1. Receive snapshot/delta
2. Understand current state
3. Plan next action based on goal
4. Send action.request
5. Wait for action.result
6. Verify success via signals
7. Repeat or complete

UIAP supports multiple execution strategies, in order of preference:

  1. appAction — The app executes its own business logic directly
  2. semanticDom — The SDK interacts with DOM elements by semantic identity
  3. browserInput — Low-level input simulation (click, type)
  4. webdriver — External browser automation (fallback)
  5. vision — Screenshot-based interaction (last resort)

The agent should prefer higher-level modes. UIAP’s design principle: DOM-first, vision-second, computer-use-last-resort.

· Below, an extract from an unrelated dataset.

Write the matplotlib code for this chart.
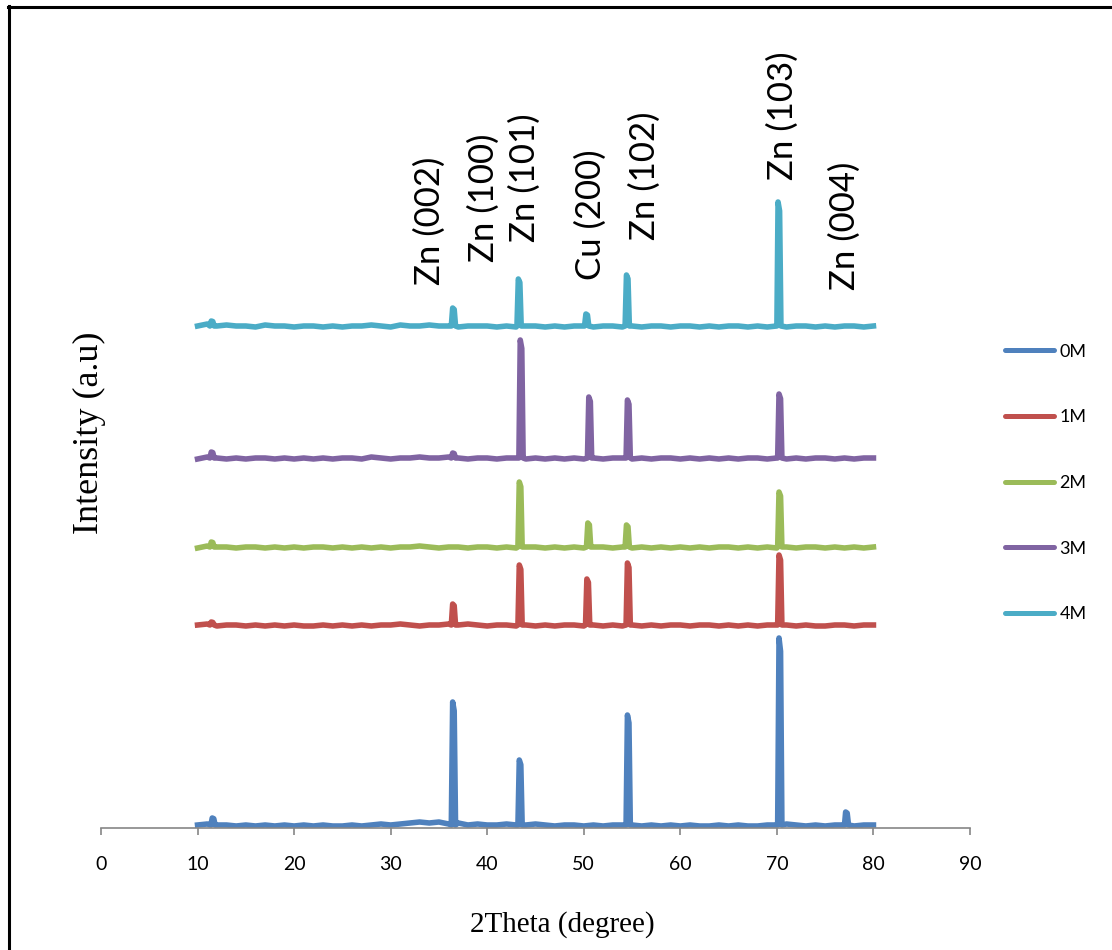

Before executing any action, the agent must respect the policy response:

  • allow — Proceed
  • confirm — Request user confirmation first
  • deny — Action is not permitted
  • handoff — Human must perform this step manually

After executing an action, the agent verifies success through signals:

success: [
{ kind: "route.changed", pattern: "/videos/:id" },
{ kind: "toast.contains", text: "created" }
]

This makes agent behavior deterministic and verifiable, not just “it looked like it worked.”